“Hey, do you want to watch our dog?” For the last few years my Chicagoan friends Greg and Dave had talked about me staying with them in Chicago or possibly to do a house swap. And when they needed someone to watch their dog while they were away in June, it seemed like an opportune time. But I had my reservations about going.
The thing was that I would be busy traveling in May. I’d be in San Jose for a conference, then to Hawaii for a family vacation.
I’d then spend over a month in the Midwest, in Chicago and then in the Midwest. I only had four days in between each trip to get my ish together, pack, do laundry, see friends, and what have you. It was fun, it was exciting—and it was also exhausting.
While it may seem like a dream to some, I dreaded it. I am a creature of habit, and actually *gasp* like my life in Los Angeles. You can say I was a reluctant digital nomad.
Ideally I would’ve had more space in between my travels. I was hoping to have more space in between my travels, but when I realized I may not the opportunity to get a taste of this digital nomadism most freelancers have been talking about.
Here’s what I learned about staying productive while hopping cities:
Have your productivity pack in tow
You know what you need. I personally try to pack as little as possible. On the trip I brought the following:
– My Samsung Chromebook
– Chromebook case
– Cell phone charger
– Backup! I was terrified of losing my files. A lot of my stuff is stored on the Cloud, but I do have some documents on my hard drive. I use Carbonite, which is about $60 a year.
Come up with a new work schedule: and stick to it
I really wanted not to work while traveling in Hawaii, as it was a family vacation. But I had work deadlines, so after talking to my friend and mentor Alan, I figured out a schedule for me. I did the 2/6 schedule, where I work for 2-3 hours a day while on vacation. There was a Starbucks around the corner, so I made a pact with myself to work from 6 a.m. – 9 a.m. while on vacation. That way I’d be back at the hotel to grab breakfast with my family.

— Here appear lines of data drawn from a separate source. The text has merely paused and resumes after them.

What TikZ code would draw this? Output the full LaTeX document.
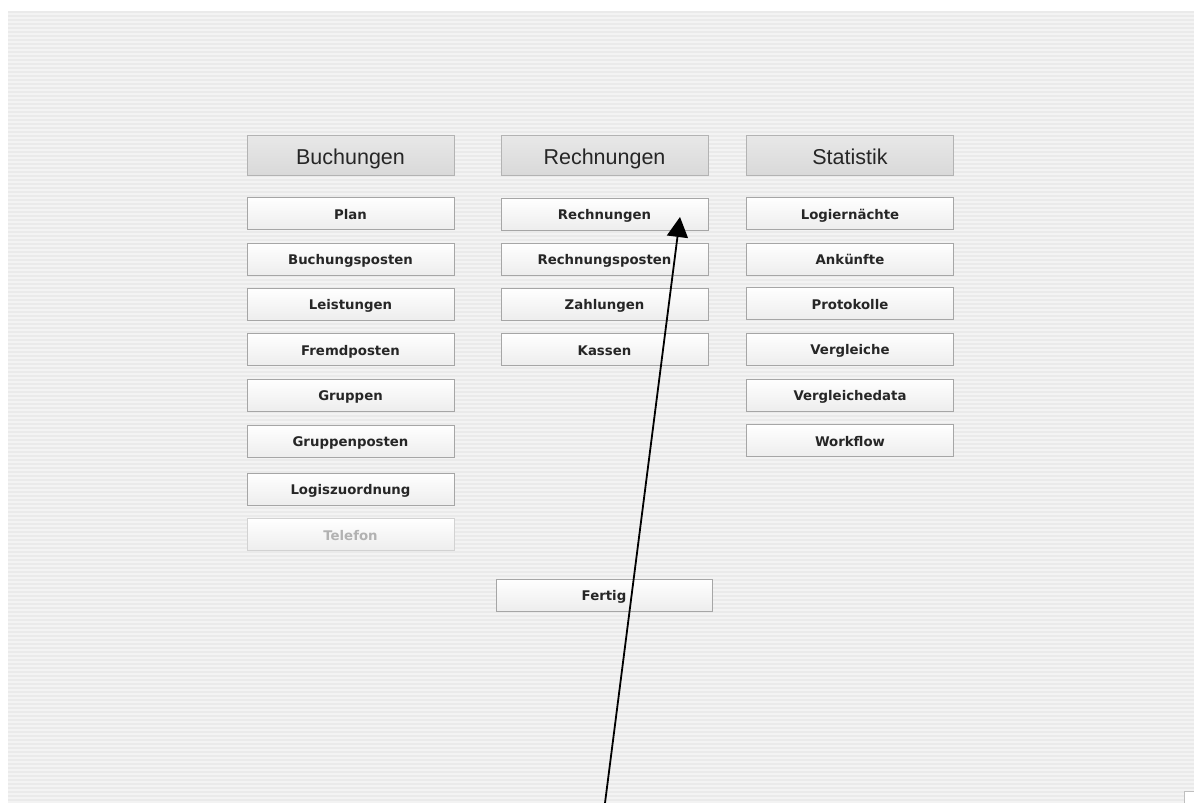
\documentclass[tikz,border=0pt]{standalone}
\usepackage{fontspec}
\setmainfont{DejaVu Sans}
\newfontfamily\headfont{Liberation Sans}
\usetikzlibrary{arrows.meta}
\definecolor{panelbg}{HTML}{F3F3F3}
\definecolor{stripe}{HTML}{EAEAEA}
\definecolor{btnedge}{HTML}{A6A6A6}
\definecolor{headfill}{HTML}{D9D9D9}
\definecolor{offtext}{HTML}{B2B2B2}
\tikzset{
  head/.style={draw=btnedge!85, top color=headfill!60, bottom color=headfill, minimum width=207pt, minimum height=40pt, inner sep=0pt, text height=22pt, text depth=4pt, font=\headfont\fontsize{21.5}{24}\selectfont, text=black!85},
  btn/.style={draw=btnedge, top color=white, bottom color=black!7, minimum width=207pt, minimum height=32pt, inner sep=0pt, text height=13pt, text depth=2pt, font=\bfseries\fontsize{13.3}{15}\selectfont, text=black!85},
  btnoff/.style={btn, draw=btnedge!50, text=offtext},
}
\begin{document}
\begin{tikzpicture}[x=1pt, y=-1pt]
    \useasboundingbox (0,0) rectangle (1194,803);
    \fill[white] (0,0) rectangle (1194,803);
    % striped window background
    \fill[panelbg] (8,11) rectangle (1194,803);
    \foreach \y in {11,15,...,799}
        \fill[stripe] (8,\y) rectangle (1194,\y+2);
    \fill[white] (1184,791) rectangle (1194,803);
    \draw[black!25] (1184,803) -- (1184,791) -- (1194,791);

    % headers
    \node[head] (hbuch) at (350.5,155) {Buchungen};
    \node[head] (hrech) at (604.5,155) {Rechnungen};
    \node[head] (hstat) at (850,155) {Statistik};

    % Buchungen
    \node[btn] (plan) at (350.5,213.5) {Plan};
    \node[btn] (bposten) at (350.5,259) {Buchungsposten};
    \node[btn] (leist) at (350.5,304) {Leistungen};
    \node[btn] (fremd) at (350.5,349.5) {Fremdposten};
    \node[btn] (grup) at (350.5,395) {Gruppen};
    \node[btn] (gposten) at (350.5,441) {Gruppenposten};
    \node[btn] (logis) at (350.5,489) {Logiszuordnung};
    \node[btnoff] (tel) at (350.5,534.5) {Telefon};

    % Rechnungen
    \node[btn] (rech) at (604.5,214) {Rechnungen};
    \node[btn] (rposten) at (604.5,259) {Rechnungsposten};
    \node[btn] (zahl) at (604.5,304) {Zahlungen};
    \node[btn] (kass) at (604.5,349.5) {Kassen};

    % Statistik
    \node[btn] (logn) at (850,213.5) {Logiernächte};
    \node[btn] (ankunft) at (850,259) {Ankünfte};
    \node[btn] (prot) at (850,303.5) {Protokolle};
    \node[btn] (vergl) at (850,349) {Vergleiche};
    \node[btn] (vdata) at (850,395) {Vergleichedata};
    \node[btn] (flow) at (850,440.5) {Workflow};

    \node[btn, minimum width=216pt] (fertig) at (604,595) {Fertig};

    % pointer
    \coordinate (tail) at (605,803);
    \coordinate (tip) at (680,217);
    \draw[line width=1.8pt, -{Triangle[length=20pt, width=21pt]}] (tail) -- (tip);
\end{tikzpicture}
\end{document}
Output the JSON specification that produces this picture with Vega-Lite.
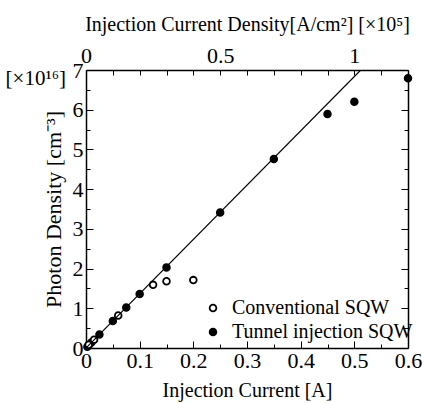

I felt bad because I was supposed to be on vacation, and not working. My family has been extremely supportive of me when I have a deadline. Creating more structure is something I’ve been struggling with.
When I was in Chicago I spent a week at Grind, a lovely coworking space downtown. I worked a lot at a local coffee shop, which worked out just fine. Since I was in Chicago for a solid month, I had time to squeeze in sightseeing and then figure out a routine that worked for me.
Allow for flexibility
There were plenty of times when things didn’t go as planned. I got lost, or the train was behind schedule, or my friends invited me on a bike ride or something fun that I simply could not pass up. So yea, you can’t remain rigid all the time. I did my best and got my stuff done.
Plan for periods where you can’t work
I was in three different places, hoping via train and plane And there’s absolutely nothing you can do about it. The Southwest Chief, which is the route I took on Amtrak from L.A. to Chicago, had no WiFi. I resorted to writing a blog post on my freakin’ smartphone, which I don’t recommend doing to anyone.
So check ahead of time if the plane or train you’ll be on offers WiFi. Amtrak offers WiFi on select routes, and you can check out availability there. You’ll also want to check if airport terminals offer WiFi, either for free or for a small cost. Airfare Watchdog has a pretty decent Airport WiFi access chart. And of course, check if the airline you’ll be traveling on offers WiFi, what it costs, and how reliable it is.
If you can’t work, use it as a time to relax, do nothing, read a book, or what have you. You’ll just need to plan around it, of course.
It was definitely challenging to stay productive while in transit, and as I prep for FinCon this week, I’ll be working 1-2 hours a day to stay on task. Wish me luck!
What kind of tricks have you learned to stay productive while traveling?